I asked the radiologist if she could check on my cervix while she had the wand out. I explained to her my cramping ordeals. She said she would try, but that at this stage in the game, it is hard to get a good look at the cervix, not to mention super uncomfortable. She tried, but with no real luck. She mentioned that the doctor would do an internal check which would give me a better idea of what I was working with. Oh joy, my first internal!
On the way to the doctor appointment, I was having more cramping. As my husband drove over the many craters and bumps on the way from my work to the hospital, all I could think about was how uncomfortable it was now with mild cramping and how incredibly miserable it would be while in full out labor. Something to look forward to in the coming weeks.
The doctor appointment went well. I gained 1 lb in a week (gulp). Hopefully it was me gaining the weight and not the baby (maybe the cookies I made and have been enjoying every night :). My blood pressure was good. The doctor came in and we first discussed how the insulin was going and how my numbers were looking. He was quite impressed with my 1 hour post-meal readings. Looking at most of them, would suggest that I am not even borderline GD. This is due to the strict diet, though. My fastings on the other hand are a whole different beast. Still very difficult to control, even with the insulin. Yesterday's reading was 93.

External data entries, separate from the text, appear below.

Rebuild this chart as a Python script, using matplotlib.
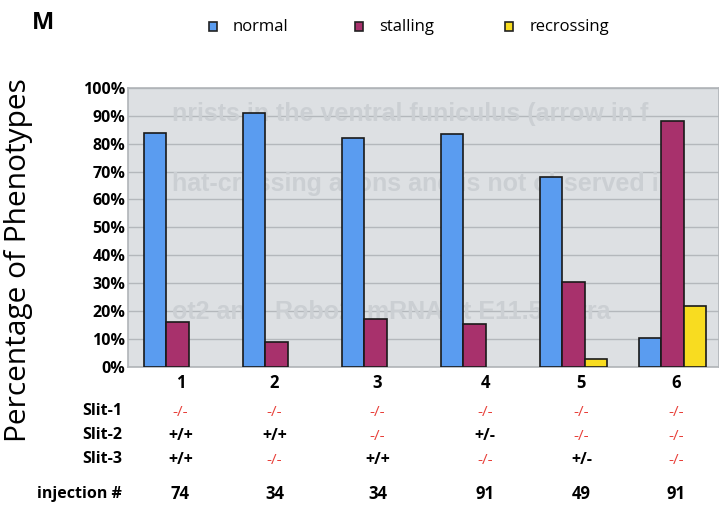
import numpy as np
import matplotlib
matplotlib.use('Agg')
import matplotlib.pyplot as plt
import matplotlib.transforms as mtransforms
from matplotlib.patches import Rectangle

# data
groups = ['1', '2', '3', '4', '5', '6']
normal = [84, 91, 82, 83.5, 68, 10.5]
stalling = [16, 9, 17, 15.5, 30.5, 88]
recrossing = [0, 0, 0, 0, 3, 22]
slit1 = ['-/-', '-/-', '-/-', '-/-', '-/-', '-/-']
slit2 = ['+/+', '+/+', '-/-', '+/-', '-/-', '-/-']
slit3 = ['+/+', '-/-', '+/+', '-/-', '+/-', '-/-']
injections = ['74', '34', '34', '91', '49', '91']

blue = '#5a9cf0'
magenta = '#a8316c'
yellow = '#f8dc20'
red = '#e8403a'

plt.rcParams['font.family'] = ['Open Sans', 'DejaVu Sans']

fig = plt.figure(figsize=(7.19, 5.11), dpi=100)
fig.patch.set_facecolor('white')
ax = fig.add_axes([0.178, 0.282, 0.822, 0.546])
ax.set_facecolor('#dde0e3')

x = np.arange(len(groups))
w = 0.228
for offs, vals, c in [(-w, normal, blue), (0, stalling, magenta), (w, recrossing, yellow)]:
    edges = ['#1a1a1a' if v > 0 else 'none' for v in vals]
    ax.bar(x + offs, vals, w, color=c, edgecolor=edges, linewidth=1.2, zorder=3)

ax.set_xlim(-0.5, 5.47)
ax.set_ylim(0, 100)
ax.set_yticks(range(0, 101, 10))
ax.set_yticklabels([f'{v}%' for v in range(0, 101, 10)], fontsize=11.5, fontweight='bold')
ax.set_xticks([])
ax.tick_params(axis='y', length=0, pad=2)
ax.grid(axis='y', color='#b4b8bc', linewidth=1, zorder=1)
for s in ax.spines.values():
    s.set_color('#b0b4b8')
    s.set_linewidth(1.2)

# faint bleed-through text from the scan
ghost = dict(color='#cbcfd3', fontsize=18, fontweight='bold', zorder=2, clip_on=True,
             transform=ax.transAxes, family='Liberation Sans')
ax.text(0.075, 0.88, 'nrists in the ventral funiculus (arrow in f', **ghost)
ax.text(0.075, 0.63, 'hat-crossing axons and is not observed i', **ghost)
ax.text(0.075, 0.17, 'ot2 and  Robo2  mRNA at E11.5 in tra', **ghost)

fig.text(0.006, 0.492, 'Percentage of Phenotypes', rotation=90, ha='left', va='center',
         fontsize=21.5)

# table under the chart
trans = mtransforms.blended_transform_factory(ax.transData, fig.transFigure)
col_x = [0.03, 0.98, 2.02, 3.11, 4.08, 5.04]
rows_y = [0.25, 0.193, 0.146, 0.099, 0.033]
for i, g in enumerate(groups):
    ax.text(col_x[i], rows_y[0], g, transform=trans, ha='center', va='center',
            fontsize=12, fontweight='bold')
    for vals, yy in zip([slit1, slit2, slit3], rows_y[1:4]):
        v = vals[i]
        if v == '-/-':
            ax.text(col_x[i], yy, v, transform=trans, ha='center', va='center',
                    fontsize=11, color=red)
        else:
            ax.text(col_x[i], yy, v, transform=trans, ha='center', va='center',
                    fontsize=11.5, fontweight='bold', color='black')
    ax.text(col_x[i], rows_y[4], injections[i], transform=trans, ha='center', va='center',
            fontsize=12, fontweight='bold')

for lab, yy in zip(['Slit-1', 'Slit-2', 'Slit-3'], rows_y[1:4]):
    fig.text(0.170, yy + 0.003, lab, ha='right', va='center', fontsize=11.5, fontweight='bold')
fig.text(0.170, rows_y[4], 'injection #', ha='right', va='center', fontsize=11.5, fontweight='bold')

# panel letter and legend
fig.text(0.045, 0.955, 'M', ha='left', va='center', fontsize=17, fontweight='bold')
leg_items = [('normal', blue, 0.291), ('stalling', magenta, 0.494), ('recrossing', yellow, 0.703)]
for name, c, lx in leg_items:
    fig.patches.append(Rectangle((lx, 0.940), 0.011, 0.016, transform=fig.transFigure,
                                 facecolor=c, edgecolor='#222222', linewidth=1.2))
    fig.text(lx + 0.033, 0.948, name, ha='left', va='center', fontsize=12)

fig.savefig('out.png', dpi=100, facecolor='white')
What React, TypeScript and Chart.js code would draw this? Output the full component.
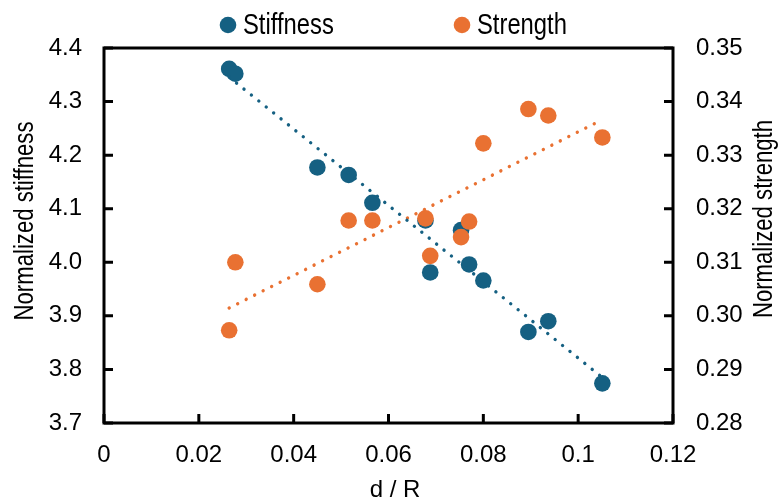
import React, { useEffect, useRef } from 'react';
import { Chart, registerables } from 'chart.js';

Chart.register(...registerables);

// ---- data ----
const dOverR = [0.0264, 0.0277, 0.045, 0.0516, 0.0566, 0.0678, 0.0688, 0.0753, 0.077, 0.08, 0.0895, 0.0937, 0.1051];
const stiffness = [4.361, 4.352, 4.177, 4.163, 4.111, 4.078, 3.981, 4.06, 3.996, 3.966, 3.87, 3.89, 3.774];
const strength = [0.2973, 0.31, 0.3059, 0.3178, 0.3178, 0.3182, 0.3112, 0.3147, 0.3176, 0.3322, 0.3386, 0.3374, 0.3333];

const xTickValues = [0, 0.02, 0.04, 0.06, 0.08, 0.1, 0.12];
const stiffTickValues = [3.7, 3.8, 3.9, 4.0, 4.1, 4.2, 4.3, 4.4];
const strengthTickValues = [0.28, 0.29, 0.3, 0.31, 0.32, 0.33, 0.34, 0.35];

const seriesNames = ['Stiffness', 'Strength'];
const xTitle = 'd / R';
const yTitle = 'Normalized stiffness';
const y1Title = 'Normalized strength';

const BLUE = '#156082';
const ORANGE = '#E97132';

function linearTrend(xs: number[], ys: number[]) {
  const n = xs.length;
  const mx = xs.reduce((a, b) => a + b, 0) / n;
  const my = ys.reduce((a, b) => a + b, 0) / n;
  let sxy = 0, sxx = 0;
  for (let i = 0; i < n; i++) {
    sxy += (xs[i] - mx) * (ys[i] - my);
    sxx += (xs[i] - mx) * (xs[i] - mx);
  }
  const b = sxy / sxx;
  const a = my - b * mx;
  const x0 = Math.min(...xs);
  const x1 = Math.max(...xs);
  return [{ x: x0, y: a + b * x0 }, { x: x1, y: a + b * x1 }];
}

export default function App() {
  const ref = useRef<HTMLCanvasElement | null>(null);

  useEffect(() => {
    if (!ref.current) return;
    const base = '"Liberation Sans", Arial, sans-serif';
    const titleFont = `27px ${base}`;
    const legendFont = `29px ${base}`;
    const squeeze = 0.82; // condensed look of the reference's title/legend face
    const tickFont = { family: base, size: 24 };

    const pts = (ys: number[]) => dOverR.map((x, i) => ({ x, y: ys[i] }));

    const decor = {
      id: 'decor',
      afterDraw(chart: any) {
        const { ctx, chartArea, scales } = chart;
        const { left, right, top, bottom } = chartArea;
        ctx.save();
        ctx.strokeStyle = '#000';
        ctx.lineWidth = 3;
        ctx.strokeRect(left, top, right - left, bottom - top);
        const tl = 9;
        ctx.beginPath();
        scales.x.ticks.forEach((t: any) => {
          const p = scales.x.getPixelForValue(t.value);
          ctx.moveTo(p, bottom);
          ctx.lineTo(p, bottom - tl);
        });
        scales.y.ticks.forEach((t: any) => {
          const p = scales.y.getPixelForValue(t.value);
          ctx.moveTo(left, p);
          ctx.lineTo(left + tl, p);
        });
        scales.y1.ticks.forEach((t: any) => {
          const p = scales.y1.getPixelForValue(t.value);
          ctx.moveTo(right, p);
          ctx.lineTo(right - tl, p);
        });
        ctx.stroke();

        // axis titles
        ctx.fillStyle = '#000';
        ctx.textAlign = 'center';
        ctx.textBaseline = 'alphabetic';
        ctx.font = titleFont;
        ctx.save();
        ctx.translate(33, 221);
        ctx.rotate(-Math.PI / 2);
        ctx.scale(squeeze, 1);
        ctx.fillText(yTitle, 0, 0);
        ctx.restore();
        ctx.save();
        ctx.translate(772, 219);
        ctx.rotate(-Math.PI / 2);
        ctx.scale(squeeze, 1);
        ctx.fillText(y1Title, 0, 0);
        ctx.restore();
        ctx.font = `24px ${base}`;
        ctx.fillText(xTitle, 395, 497);

        // legend
        const items = [
          { text: seriesNames[0], color: BLUE, cx: 228, tx: 243 },
          { text: seriesNames[1], color: ORANGE, cx: 462, tx: 477 },
        ];
        ctx.font = legendFont;
        ctx.textAlign = 'left';
        items.forEach((it) => {
          ctx.beginPath();
          ctx.fillStyle = it.color;
          ctx.arc(it.cx, 25, 8.3, 0, Math.PI * 2);
          ctx.fill();
          ctx.fillStyle = '#000';
          ctx.save();
          ctx.translate(it.tx, 34);
          ctx.scale(squeeze, 1);
          ctx.fillText(it.text, 0, 0);
          ctx.restore();
        });
        ctx.restore();
      },
    };

    const tickSetter = (vals: number[]) => (scale: any) => {
      scale.ticks = vals.map((v) => ({ value: v }));
    };

    const chart = new Chart(ref.current, {
      type: 'scatter',
      data: {
        datasets: [
          {
            label: 'Stiffness trend',
            data: linearTrend(dOverR, stiffness),
            showLine: true,
            borderColor: BLUE,
            borderWidth: 3.4,
            borderDash: [0.01, 9.5],
            borderCapStyle: 'round',
            pointRadius: 0,
            yAxisID: 'y',
            order: 0,
          } as any,
          {
            label: 'Strength trend',
            data: linearTrend(dOverR, strength),
            showLine: true,
            borderColor: ORANGE,
            borderWidth: 3.4,
            borderDash: [0.01, 9.5],
            borderCapStyle: 'round',
            pointRadius: 0,
            yAxisID: 'y1',
            order: 0,
          } as any,
          {
            label: seriesNames[0],
            data: pts(stiffness),
            backgroundColor: BLUE,
            borderColor: BLUE,
            pointRadius: 8.3,
            pointHoverRadius: 8.3,
            pointBorderWidth: 0,
            yAxisID: 'y',
            order: 2,
          },
          {
            label: seriesNames[1],
            data: pts(strength),
            backgroundColor: ORANGE,
            borderColor: ORANGE,
            pointRadius: 8.3,
            pointHoverRadius: 8.3,
            pointBorderWidth: 0,
            yAxisID: 'y1',
            order: 1,
          },
        ],
      },
      options: {
        responsive: false,
        animation: false,
        devicePixelRatio: 1,
        events: [],
        layout: { padding: { top: 48, left: 0, right: 0, bottom: 0 } },
        plugins: {
          legend: { display: false },
          tooltip: { enabled: false },
          title: { display: false },
        },
        scales: {
          x: {
            type: 'linear',
            min: 0,
            max: 0.12,
            afterBuildTicks: tickSetter(xTickValues),
            afterFit: (s: any) => { s.height = 75; },
            grid: { display: false, drawTicks: false },
            border: { display: false },
            ticks: {
              padding: 18,
              color: '#000',
              font: tickFont,
              autoSkip: false,
              maxRotation: 0,
              callback: (v: any) => String(Number(Number(v).toFixed(2))),
            },
          },
          y: {
            type: 'linear',
            position: 'left',
            min: 3.7,
            max: 4.4,
            afterBuildTicks: tickSetter(stiffTickValues),
            afterFit: (s: any) => { s.width = 104; },
            grid: { display: false, drawTicks: false },
            border: { display: false },
            ticks: {
              padding: 22,
              color: '#000',
              font: tickFont,
              autoSkip: false,
              callback: (v: any) => Number(v).toFixed(1),
            },
          },
          y1: {
            type: 'linear',
            position: 'right',
            min: 0.28,
            max: 0.35,
            afterBuildTicks: tickSetter(strengthTickValues),
            afterFit: (s: any) => { s.width = 109; },
            grid: { display: false, drawTicks: false },
            border: { display: false },
            ticks: {
              padding: 23,
              color: '#000',
              font: tickFont,
              autoSkip: false,
              callback: (v: any) => Number(v).toFixed(2),
            },
          },
        },
      } as any,
      plugins: [decor],
    });
    return () => chart.destroy();
  }, []);

  return (
    <div style={{ position: 'absolute', left: 0, top: 0, width: 782, height: 498, background: '#fff' }}>
      <canvas ref={ref} width={782} height={498} style={{ display: 'block' }} />
    </div>
  );
}
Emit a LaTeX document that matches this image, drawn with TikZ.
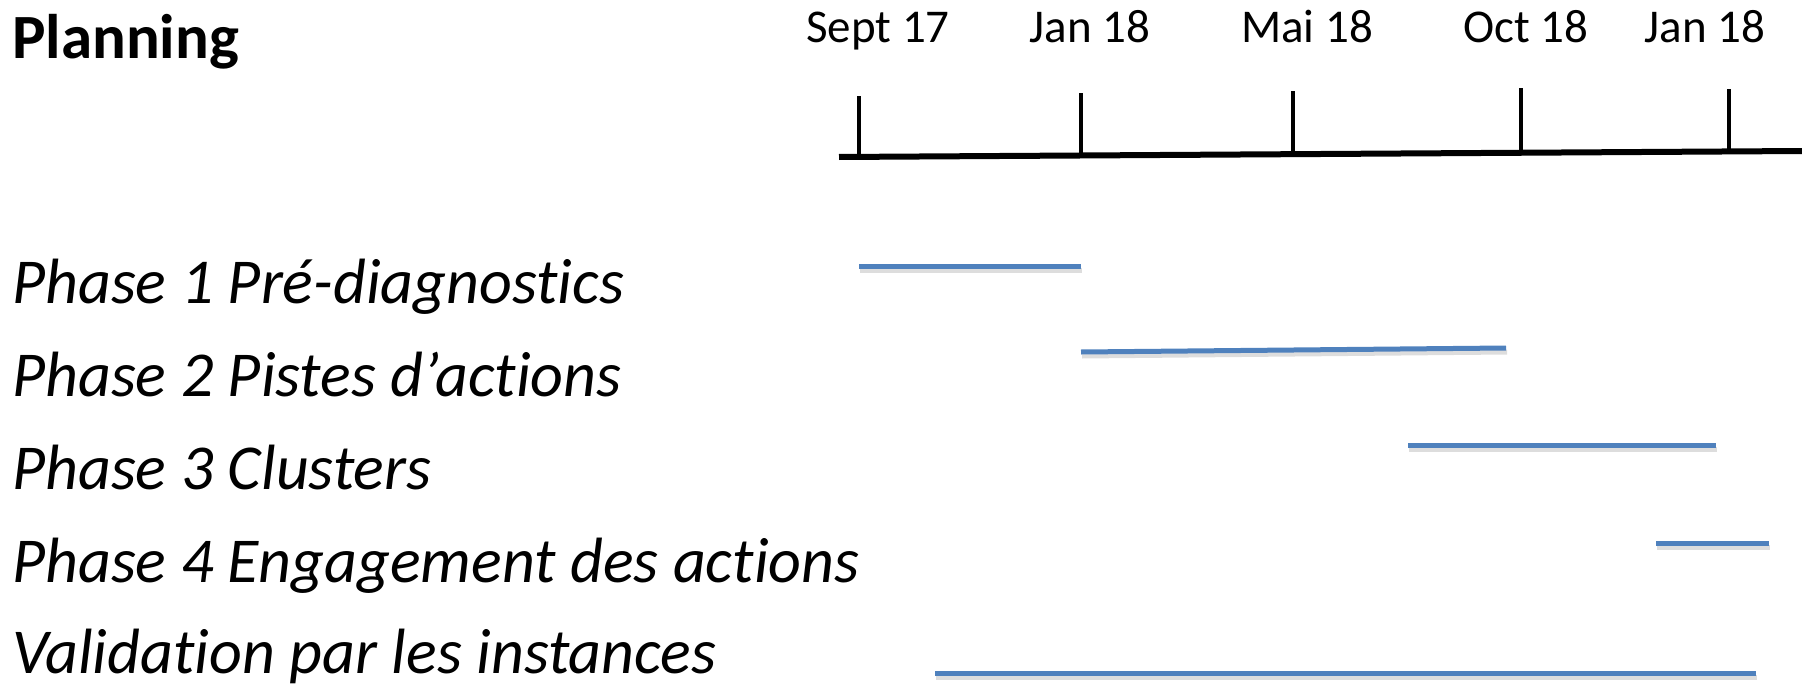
\documentclass[tikz,border=0pt]{standalone}
\usepackage{fontspec}
\setmainfont{Carlito}[Ligatures={NoCommon,NoRequired,NoContextual}]
\definecolor{barblue}{HTML}{4F81BD}
\begin{document}
\begin{tikzpicture}[x=1pt,y=-1pt,
  title/.style={anchor=base west,inner sep=0pt,font=\fontsize{63}{63}\selectfont\bfseries},
  phase/.style={anchor=base west,inner sep=0pt,font=\fontsize{64}{64}\selectfont\itshape},
  datelbl/.style={anchor=base,inner sep=0pt,font=\fontsize{47}{47}\selectfont},
  axisline/.style={line width=6pt,black},
  tickline/.style={line width=4pt,black},
  bar/.style={line width=5pt,barblue},
  barshadow/.style={line width=5pt,black!22,opacity=0.6}]
\useasboundingbox (0,0) rectangle (1802,685);
\node[title] (plan) at (12,59) {Planning};
\node[phase] (p1) at (12,303) {Phase 1 Pré-diagnostics};
\node[phase] (p2) at (12,396) {Phase 2 Pistes d’actions};
\node[phase] (p3) at (12,489) {Phase 3 Clusters};
\node[phase] (p4) at (12,582) {Phase 4 Engagement des actions};
\node[phase] (p5) at (12,673) {Validation par les instances};
% dates
\node[datelbl] (d1) at (878,43) {Sept 17};
\node[datelbl] (d2) at (1090,43) {Jan 18};
\node[datelbl] (d3) at (1307,43) {Mai 18};
\node[datelbl] (d4) at (1526,43) {Oct 18};
\node[datelbl] (d5) at (1705,43) {Jan 18};
% axis
\coordinate (a0) at (839,157);
\coordinate (a1) at (1802,151);
\draw[axisline] (a0) -- (a1);
\coordinate (t1a) at (859,96);  \coordinate (t1b) at (859,156);
\coordinate (t2a) at (1081,93); \coordinate (t2b) at (1081,154);
\coordinate (t3a) at (1293,91); \coordinate (t3b) at (1293,153);
\coordinate (t4a) at (1521,88); \coordinate (t4b) at (1521,150);
\coordinate (t5a) at (1729,89); \coordinate (t5b) at (1729,150);
\foreach \t in {1,...,5} \draw[tickline] (t\t a) -- (t\t b);
% bars
\coordinate (b1a) at (859,266);  \coordinate (b1b) at (1081,266);
\coordinate (b2a) at (1081,352); \coordinate (b2b) at (1506,348);
\coordinate (b3a) at (1408,445); \coordinate (b3b) at (1716,445);
\coordinate (b4a) at (1656,543); \coordinate (b4b) at (1769,543);
\coordinate (b5a) at (935,673);  \coordinate (b5b) at (1756,673);
\foreach \b in {1,...,5} {
  \draw[barshadow] ([shift={(1,4)}]b\b a) -- ([shift={(1,4)}]b\b b);
  \draw[bar] (b\b a) -- (b\b b);
}
\end{tikzpicture}
\end{document}
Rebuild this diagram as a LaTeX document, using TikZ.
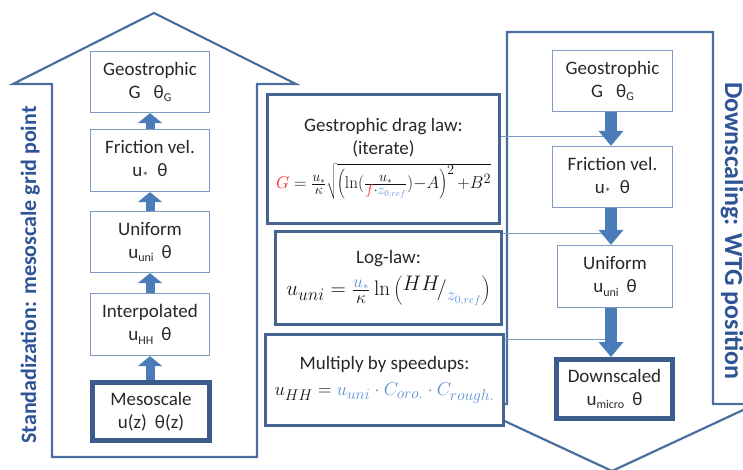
\documentclass[tikz,border=0pt]{standalone}
\usepackage[no-math]{fontspec}
\setmainfont{Carlito}
\usepackage{graphicx}
\usetikzlibrary{arrows.meta}
\definecolor{outl}{RGB}{74,110,160}
\definecolor{sidetxt}{RGB}{46,84,150}
\definecolor{thinb}{RGB}{125,155,195}
\definecolor{thickb}{RGB}{60,92,140}
\definecolor{midb}{RGB}{70,100,145}
\definecolor{arr}{RGB}{74,124,186}
\definecolor{fblue}{RGB}{90,145,215}
\definecolor{fred}{RGB}{250,40,40}
\definecolor{txt}{RGB}{40,40,40}
\definecolor{ftxt}{RGB}{20,20,20}
\newcommand{\mysub}[1]{\raisebox{-3.5pt}{\fontsize{12}{12}\selectfont #1}}
\begin{document}
\begin{tikzpicture}[x=1pt,y=-1pt,
  bigarrow/.style={draw=outl,line width=2.2pt,line join=miter},
  thinbox/.style={draw=thinb,line width=1.3pt,fill=white,inner sep=0pt,align=center,text=txt,font=\fontsize{19}{23}\selectfont},
  thickbox/.style={thinbox,draw=thickb,line width=5pt},
  midbox/.style={thinbox,draw=midb,line width=3pt},
  uparr/.style={draw=arr,line width=9pt,-{Triangle[width=24pt,length=10pt]}},
  downarr/.style={draw=arr,line width=12pt,-{Triangle[width=24pt,length=15pt]}},
  conn/.style={draw=thinb,line width=0.9pt},
  side/.style={text=sidetxt,anchor=base}
]
\useasboundingbox (0,0) rectangle (743,470);

% big outline arrows
\draw[bigarrow] (52,457) -- (52,84) -- (13,84) -- (154,13) -- (296,84) -- (257,84) -- (257,457) -- cycle;
\draw[bigarrow] (507,32) -- (713,32) -- (713,404) -- (756,404) -- (612,471) -- (468,404) -- (507,404) -- cycle;

% side labels
\node[side,rotate=90,font=\bfseries\fontsize{22}{22}\selectfont] (st) at (36,275) {Standadization: mesoscale grid point};
\node[side,rotate=-90,font=\bfseries\fontsize{26}{26}\selectfont] (ds) at (725,231) {Downscaling: WTG position};

% left column
\node[thinbox,minimum width=119pt,minimum height=61pt] (LG) at (150,82) {Geostrophic\\G\hspace{13pt}θ\mysub{G}};
\node[thinbox,minimum width=119pt,minimum height=62pt] (LF) at (150,160.5) {Friction vel.\\u\mysub{*}\hspace{9pt}θ};
\node[thinbox,minimum width=119pt,minimum height=61pt] (LU) at (150,242) {Uniform\\u\mysub{uni}\hspace{8pt}θ};
\node[thinbox,minimum width=119pt,minimum height=62pt] (LI) at (150,324.5) {Interpolated\\u\mysub{HH}\hspace{8pt}θ};
\node[thickbox,minimum width=117pt,minimum height=58pt] (LM) at (151,411.5) {Mesoscale\\u(z)\hspace{8pt}θ(z)};

% right column
\node[thinbox,minimum width=120pt,minimum height=61pt] (RG) at (612.5,81) {Geostrophic\\G\hspace{13pt}θ\mysub{G}};
\node[thinbox,minimum width=120pt,minimum height=61pt] (RF) at (612.5,177) {Friction vel.\\u\mysub{*}\hspace{9pt}θ};
\node[thinbox,minimum width=115pt,minimum height=62pt] (RU) at (615,276.5) {Uniform\\u\mysub{uni}\hspace{8pt}θ};
\node[thickbox,minimum width=116pt,minimum height=59pt] (RD) at (614.5,389) {Downscaled\\u\mysub{micro}\hspace{8pt}θ};

% middle boxes
\node[midbox,minimum width=232pt,minimum height=129pt] (drag) at (383.5,159) {Gestrophic drag law:\\(iterate)\\[5pt]
  \resizebox{215pt}{!}{\color{ftxt}$\textstyle {\color{fred}G} = \frac{u_*}{\kappa}\sqrt{\left(\ln(\frac{u_*}{{\color{fred}f}\cdot{\color{fblue}z_{0,ref}}}){-}A\right)^{2}{+}B^2}$}};
\node[midbox,minimum width=226pt,minimum height=93pt] (loglaw) at (388.5,278) {Log-law:\\[8pt]
  \resizebox{204pt}{!}{\color{ftxt}$\textstyle u_{uni} = \frac{{\color{fblue}u_*}}{\kappa}\ln\bigg(\raisebox{4pt}{$HH$}\!/\raisebox{-4pt}{$\scriptstyle\color{fblue}z_{0,ref}$}\bigg)$}};
\node[midbox,minimum width=238pt,minimum height=91pt] (mult) at (384.5,380) {Multiply by speedups:\\[3pt]
  \resizebox{220pt}{!}{\color{ftxt}$u_{HH} = {\color{fblue}u_{uni}\cdot C_{oro.}\cdot C_{rough.}}$}};

% connectors
\coordinate (c1) at (611,136);
\coordinate (c2) at (611,233);
\coordinate (c3) at (611,339);
\draw[conn] (drag.east |- c1) -- (c1);
\draw[conn] (loglaw.east |- c2) -- (c2);
\draw[conn] (mult.east |- c3) -- (c3);

% small up arrows
\draw[uparr] (LF.north) -- (LG.south);
\draw[uparr] (LU.north) -- (LF.south);
\draw[uparr] (LI.north) -- (LU.south);
\draw[uparr] (LI.south |- LM.north) -- (LI.south);

% down arrows
\draw[downarr] (c1 |- RG.south) -- (c1 |- RF.north);
\draw[downarr] (c1 |- RF.south) -- (c1 |- RU.north);
\draw[downarr] (c1 |- RU.south) -- (c1 |- RD.north);
\end{tikzpicture}
\end{document}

We discussed the times that I was sleeping and I explained to him my wacky schedule. When I go into the office, I go to sleep around 9:30 PM and get up at 4:30 AM. When I work from home, I go to sleep at 10:30 PM and get up at 6:30 AM. On the weekends, I go to sleep around 11 PM and get up at 7 AM. He asked if there was any way that I could go to sleep around 10 PM every night, taking the insulin at that time, and get up at 6 AM. I told him, yeah sure if you write me a note so that I can work from home for the remainder of my pregnancy! He said he would do that, but he first wanted to try me taking the insulin earlier, at like 8-8:30 PM if I am getting up at 4:30 AM. I agreed to try this first. I was hoping for the early WFH pass. If I am still having trouble with things then I may take him up on the offer. Today my reading was 88, with taking the insulin at 8 PM.
Next we talked about the cramping and contractions. He asked some of the same questions the nurse asked and said he thought it sounded normal, but that he wanted to do an internal check to be sure and put my mind at ease. I was expecting a ton of pain with this, but it didn't hurt more than a pap smear. Turns out I am not dilated, AT ALL. My cervix is tightly closed and still very long. His head is way down low, though, which may be adding to my discomfort. I am not sure how I feel about this. I figured I would maybe be a centimeter (knowing that you can be a centimeter for weeks), so now I am back to thinking induction again. Crap. I am actually surprised that after 2 D&Cs and being forcefully dilated both times, that things are still so...umm... tight in there. I guess my surgeons both knew what they were doing.
Knowing the state of the baby, my blood sugar, and my cervix, I don't have another appointment until 3/11. I will be getting yet another ultrasound at this appointment and I assume that they will check the growth this time. I think I am going to dial back my work-out routine until he is born. I am not sure what keeping the 5 miles of walking a day is a good thing at this point. I am going to cut it down to 3ish and see what happens. I still need to get moving or I feel anxious!